While leaping into this journey of building our family, watching what I put into my body is my main focus. Although, I have really cut back, I’ve also made a lot of excuses to Indulge. The more I indulge, the more my body suffers and the further away I am from our goal of having a family. So that being said, I’m kind of excited to be on this journey of being better than yesterday. Progress won’t be linear but at the end of this chapter, a whole new being will be born. 🌱🪴 my body will feel better. I will have more energy. We will have a family. 🤰🏼👨🏽‍🍼 all new great things!!

I’ve done this health journey before, and was successful so I don’t have any worries and I’m ready to put in the work again. ❤️💪🏼

So many of our friends and family follow our journey so I do try to be open and honest. 🌈 thank you all for your support. (Especially my “work” families who have allowed me to step back so I can focus on this journey) We really appreciate it.

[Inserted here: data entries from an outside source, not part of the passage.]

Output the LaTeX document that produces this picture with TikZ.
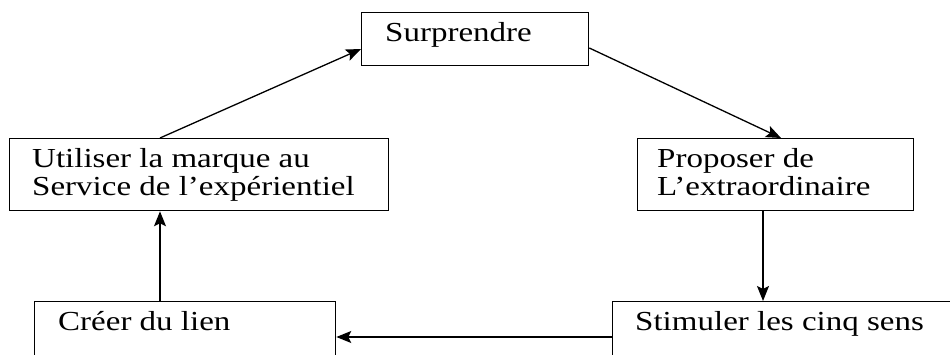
\documentclass[tikz,border=0pt]{standalone}
\usepackage{fontspec}
\setmainfont{Liberation Serif}[FakeStretch=1.2]
\usetikzlibrary{arrows.meta,calc}
\begin{document}
\begin{tikzpicture}[x=1pt,y=-1pt,
  box/.style={draw, line width=1.3pt, anchor=north west, inner sep=0pt, minimum width=#1},
  lbl/.style={anchor=north west, inner sep=0pt, align=left, font=\fontsize{27.5}{28.5}\selectfont},
  arr/.style={line width=1.3pt, -{Stealth[length=15pt,width=12pt,inset=3pt]}}]
\useasboundingbox (0,0) rectangle (950,355);
\fill[white] (0,0) rectangle (950,355);
% boxes
\node[box=227pt, minimum height=53pt] (sur) at (361,12) {};
\node[box=379pt, minimum height=72pt] (lu) at (9,138) {};
\node[box=276pt, minimum height=72pt] (ro) at (637,138) {};
\node[box=301pt, minimum height=80pt] (bl) at (34,301) {};
\node[box=360pt, minimum height=80pt] (br) at (612,301) {};
% labels
\node[lbl] (tsur) at ([xshift=24pt,yshift=-10pt]sur.north west) {Surprendre};
\node[lbl] (tlu) at ([xshift=23pt,yshift=-10pt]lu.north west) {Utiliser la marque au\\Service de l’expérientiel};
\node[lbl] (tro) at ([xshift=20pt,yshift=-10pt]ro.north west) {Proposer de\\L’extraordinaire};
\node[lbl] (tbl) at ([xshift=24pt,yshift=-10pt]bl.north west) {Créer du lien};
\node[lbl] (tbr) at ([xshift=23pt,yshift=-10pt]br.north west) {Stimuler les cinq sens};
% connectors
\draw[arr] ([xshift=151pt]lu.north west) -- ([yshift=-37pt]sur.north west);
\draw[arr] ([yshift=-36pt]sur.north east) -- ([xshift=144pt]ro.north west);
\draw[arr] ([xshift=126pt]ro.south west) -- ([xshift=151pt]br.north west);
\draw[arr] ([yshift=-36pt]br.north west) -- ([yshift=-36pt]bl.north east);
\draw[arr] ([xshift=126pt]bl.north west) -- ([xshift=151pt]lu.south west);
\end{tikzpicture}
\end{document}
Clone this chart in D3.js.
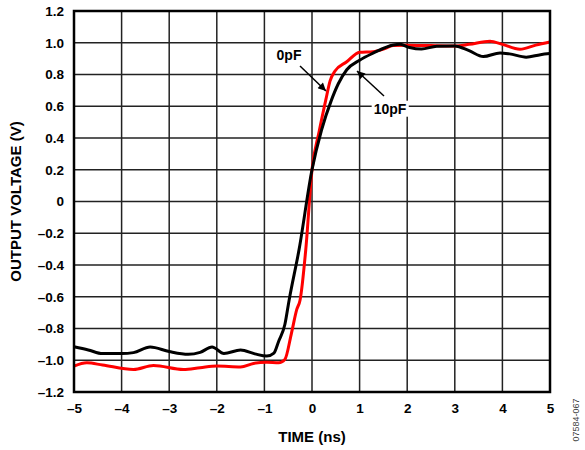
<!DOCTYPE html>
<html>
<head>
<meta charset="utf-8">
<script src="https://cdn.jsdelivr.net/npm/d3@7"></script>
<style>
  html, body { margin: 0; padding: 0; background: #fff; }
  svg { display: block; }
  text { font-family: "Liberation Sans", Arial, sans-serif; }
</style>
</head>
<body>
<svg id="chart" width="585" height="450"></svg>
<script>
// ---- data (time in ns, voltage in V) ----
const xTicks = [-5, -4, -3, -2, -1, 0, 1, 2, 3, 4, 5];
const yTicks = [-1.2, -1.0, -0.8, -0.6, -0.4, -0.2, 0, 0.2, 0.4, 0.6, 0.8, 1.0, 1.2];

const time10pF = [-5, -4.7, -4.4, -4.0, -3.75, -3.4, -3.0, -2.6, -2.35, -2.1, -1.85, -1.5, -1.2, -0.95, -0.8, -0.7, -0.57, -0.48, -0.27, 0.0, 0.2, 0.41, 0.55, 0.73, 1.0, 1.28, 1.71, 1.85, 2.05, 2.3, 2.62, 3.0, 3.3, 3.6, 3.95, 4.15, 4.5, 4.8, 5.0];
const volt10pF = [-0.915, -0.935, -0.958, -0.958, -0.952, -0.917, -0.945, -0.962, -0.950, -0.917, -0.957, -0.936, -0.960, -0.974, -0.955, -0.880, -0.775, -0.620, -0.300, 0.200, 0.450, 0.640, 0.740, 0.830, 0.890, 0.934, 0.986, 0.990, 0.970, 0.960, 0.978, 0.980, 0.950, 0.913, 0.936, 0.930, 0.909, 0.925, 0.932];

const time0pF = [-5, -4.73, -4.4, -3.75, -3.33, -2.7, -2.35, -2.0, -1.5, -1.23, -0.95, -0.7, -0.57, -0.43, -0.32, -0.25, -0.13, 0.0, 0.15, 0.29, 0.38, 0.48, 0.73, 1.0, 1.28, 1.5, 1.7, 2.0, 2.5, 3.0, 3.3, 3.74, 4.0, 4.37, 4.7, 5.0];
const volt0pF = [-1.037, -1.016, -1.030, -1.058, -1.033, -1.058, -1.047, -1.037, -1.043, -1.020, -1.012, -1.016, -0.995, -0.827, -0.680, -0.620, -0.300, 0.200, 0.440, 0.640, 0.760, 0.820, 0.880, 0.940, 0.944, 0.960, 0.982, 0.985, 0.982, 0.980, 0.990, 1.010, 0.990, 0.959, 0.985, 1.005];

const seriesNames = ["0pF", "10pF"];

// ---- layout ----
const svg = d3.select("#chart");
const m = { left: 74, top: 11, right: 35, bottom: 58 };
const W = 585, H = 450;
const x = d3.scaleLinear().domain([-5, 5]).range([m.left, W - m.right]);
const y = d3.scaleLinear().domain([-1.2, 1.2]).range([H - m.bottom, m.top]);

// grid
const grid = svg.append("g");
grid.selectAll(".vg").data(xTicks).join("line")
  .attr("x1", d => x(d)).attr("x2", d => x(d))
  .attr("y1", y(-1.2)).attr("y2", y(1.2))
  .attr("stroke", "#222").attr("stroke-width", 1.5);
grid.selectAll(".hg").data(yTicks).join("line")
  .attr("y1", d => y(d)).attr("y2", d => y(d))
  .attr("x1", x(-5)).attr("x2", x(5))
  .attr("stroke", "#222").attr("stroke-width", 1.5);

// axes (labels only, via d3 axes)
const yAxis = d3.axisLeft(y).tickValues(yTicks).tickSize(0).tickPadding(10)
  .tickFormat(d => (Math.abs(d) < 1e-9 ? "0" : (d < 0 ? "\u2013" : "") + Math.abs(d).toFixed(1)));
const gy = svg.append("g").attr("transform", `translate(${m.left},0)`).call(yAxis);
gy.select(".domain").remove();
gy.selectAll("text").attr("font-size", 13.5).attr("font-weight", "bold").attr("fill", "#000")
  .attr("font-family", "'Liberation Sans', Arial, sans-serif");

const xAxis = d3.axisBottom(x).tickValues(xTicks).tickSize(0).tickPadding(11)
  .tickFormat(d => (d < 0 ? "\u2013" : "") + Math.abs(d));
const gx = svg.append("g").attr("transform", `translate(0,${H - m.bottom})`).call(xAxis);
gx.select(".domain").remove();
gx.selectAll("text").attr("font-size", 13.5).attr("font-weight", "bold").attr("fill", "#000")
  .attr("font-family", "'Liberation Sans', Arial, sans-serif");

// curves
const line = d3.line().x(d => x(d[0])).y(d => y(d[1])).curve(d3.curveMonotoneX);
const d0 = time0pF.map((t, i) => [t, volt0pF[i]]);
const d10 = time10pF.map((t, i) => [t, volt10pF[i]]);
svg.append("path").datum(d0).attr("d", line)
  .attr("fill", "none").attr("stroke", "#ff0000").attr("stroke-width", 3).attr("stroke-linejoin", "round");
svg.append("path").datum(d10).attr("d", line)
  .attr("fill", "none").attr("stroke", "#000").attr("stroke-width", 3).attr("stroke-linejoin", "round");

// frame
svg.append("rect").attr("x", x(-5)).attr("y", y(1.2))
  .attr("width", x(5) - x(-5)).attr("height", y(-1.2) - y(1.2))
  .attr("fill", "none").attr("stroke", "#000").attr("stroke-width", 2.5);

// annotations
const defs = svg.append("defs");
defs.append("marker").attr("id", "ah").attr("viewBox", "0 0 10 10")
  .attr("refX", 10).attr("refY", 5).attr("markerWidth", 10).attr("markerHeight", 8)
  .attr("markerUnits", "userSpaceOnUse").attr("orient", "auto")
  .append("path").attr("d", "M0,0 L10,5 L0,10 Z").attr("fill", "#000");

function annot(label, tx, ty, x1, y1, x2, y2) {
  const t = svg.append("text").attr("x", tx).attr("y", ty).text(label)
    .attr("font-size", 14).attr("font-weight", "bold").attr("text-anchor", "middle")
    .attr("dominant-baseline", "middle");
  const bb = t.node().getBBox();
  svg.insert("rect", () => t.node()).attr("x", bb.x - 2).attr("y", bb.y).attr("width", bb.width + 4).attr("height", bb.height)
    .attr("fill", "#fff");
  svg.append("line").attr("x1", x1).attr("y1", y1).attr("x2", x2).attr("y2", y2)
    .attr("stroke", "#000").attr("stroke-width", 1.5).attr("marker-end", "url(#ah)");
}
annot(seriesNames[0], 289, 56, 300, 66, 326, 91);
annot(seriesNames[1], 390, 110, 384, 96, 357, 71);

// titles
svg.append("text").attr("x", (x(-5) + x(5)) / 2).attr("y", 442).attr("text-anchor", "middle")
  .attr("font-size", 15).attr("font-weight", "bold").text("TIME (ns)");
svg.append("text").attr("transform", `translate(21,${(y(-1.2) + y(1.2)) / 2}) rotate(-90)`)
  .attr("text-anchor", "middle").attr("font-size", 15).attr("font-weight", "bold").text("OUTPUT VOLTAGE (V)");
svg.append("text").attr("transform", `translate(579,420) rotate(-90)`)
  .attr("text-anchor", "middle").attr("font-size", 9).attr("fill", "#444").text("07584-067");
</script>
</body>
</html>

For those of you wondering, Christopher’s test got rescheduled a week out so we will have those results soon (which we aren’t worried about, they’re really just a medical technicality) and then we can keep moving forward on our IVF journey 🌈🤰🏼

11/10/2022

Hello everyone. Just sending out an update. I’m back to 100% after my HSG procedure. I really reached that marker yesterday.

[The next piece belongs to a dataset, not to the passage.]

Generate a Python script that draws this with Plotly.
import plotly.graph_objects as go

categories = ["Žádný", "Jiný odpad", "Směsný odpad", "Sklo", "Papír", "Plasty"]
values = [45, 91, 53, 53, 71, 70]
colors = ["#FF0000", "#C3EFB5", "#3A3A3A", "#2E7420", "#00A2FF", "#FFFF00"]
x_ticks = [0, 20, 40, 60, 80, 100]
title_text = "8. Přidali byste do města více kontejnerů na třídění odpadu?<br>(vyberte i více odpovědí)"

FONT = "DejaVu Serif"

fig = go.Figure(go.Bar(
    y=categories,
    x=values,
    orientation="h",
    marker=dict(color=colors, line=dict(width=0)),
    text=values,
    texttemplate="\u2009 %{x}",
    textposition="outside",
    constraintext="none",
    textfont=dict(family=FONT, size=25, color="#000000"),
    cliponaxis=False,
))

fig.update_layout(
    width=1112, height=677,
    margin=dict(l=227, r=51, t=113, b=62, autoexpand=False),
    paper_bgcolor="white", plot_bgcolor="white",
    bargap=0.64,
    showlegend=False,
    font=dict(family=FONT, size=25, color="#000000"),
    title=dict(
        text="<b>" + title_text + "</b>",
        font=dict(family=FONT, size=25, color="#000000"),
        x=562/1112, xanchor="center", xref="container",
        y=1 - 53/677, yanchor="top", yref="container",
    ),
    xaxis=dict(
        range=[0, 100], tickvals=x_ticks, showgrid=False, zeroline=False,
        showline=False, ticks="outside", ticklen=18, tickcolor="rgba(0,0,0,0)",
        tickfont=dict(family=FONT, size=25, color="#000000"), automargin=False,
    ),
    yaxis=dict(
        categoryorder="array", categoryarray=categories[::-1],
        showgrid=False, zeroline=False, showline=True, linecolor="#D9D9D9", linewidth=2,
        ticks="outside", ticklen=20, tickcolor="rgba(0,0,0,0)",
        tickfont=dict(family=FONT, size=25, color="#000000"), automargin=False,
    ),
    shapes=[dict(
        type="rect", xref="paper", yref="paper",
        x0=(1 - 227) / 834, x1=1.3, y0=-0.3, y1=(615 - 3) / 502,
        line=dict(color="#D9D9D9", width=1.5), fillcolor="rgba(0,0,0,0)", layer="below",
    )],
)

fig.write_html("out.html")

This week, on Thursday, christopher has an appt and then we will know more about our journey and what it holds for us. 💙

Thank you all for your love and support throughout all of this. We couldn’t do it without you. 🌈

06/10/2022

Today, I’m still in pain from the HSG, but it’s not an intense as it was yesterday.

My heating pad, sleep, and Tylenol were my best friends last night.

Waking up today it was hard to go to work, but I had a lot of important career things to attend to today and so I had to make it happen. I took some Tylenol, and brought some with me. My partners have been amazing at giving me a stationary position but even the little but of walking brings me a lot of pain.

We are better than we were yesterday and closer to meeting our baby than we were last year. ❤️

05/10/2022

Today I had my HSG appt. It was really painful but worth the good news. Both tubes are open! 🌈

The left one was not originally open upon testing but with more air and fluid they were able to open it up. 🤗

An HSG is both a test and a treatment. It tests to see if the tubes are open for an egg to pass through, but it’s also a treatment. They don’t know why but pregnancy rates increase 20% for 12-18 months after an HSG is preformed. Hopefully with them reopening the left tube we can really make this happen!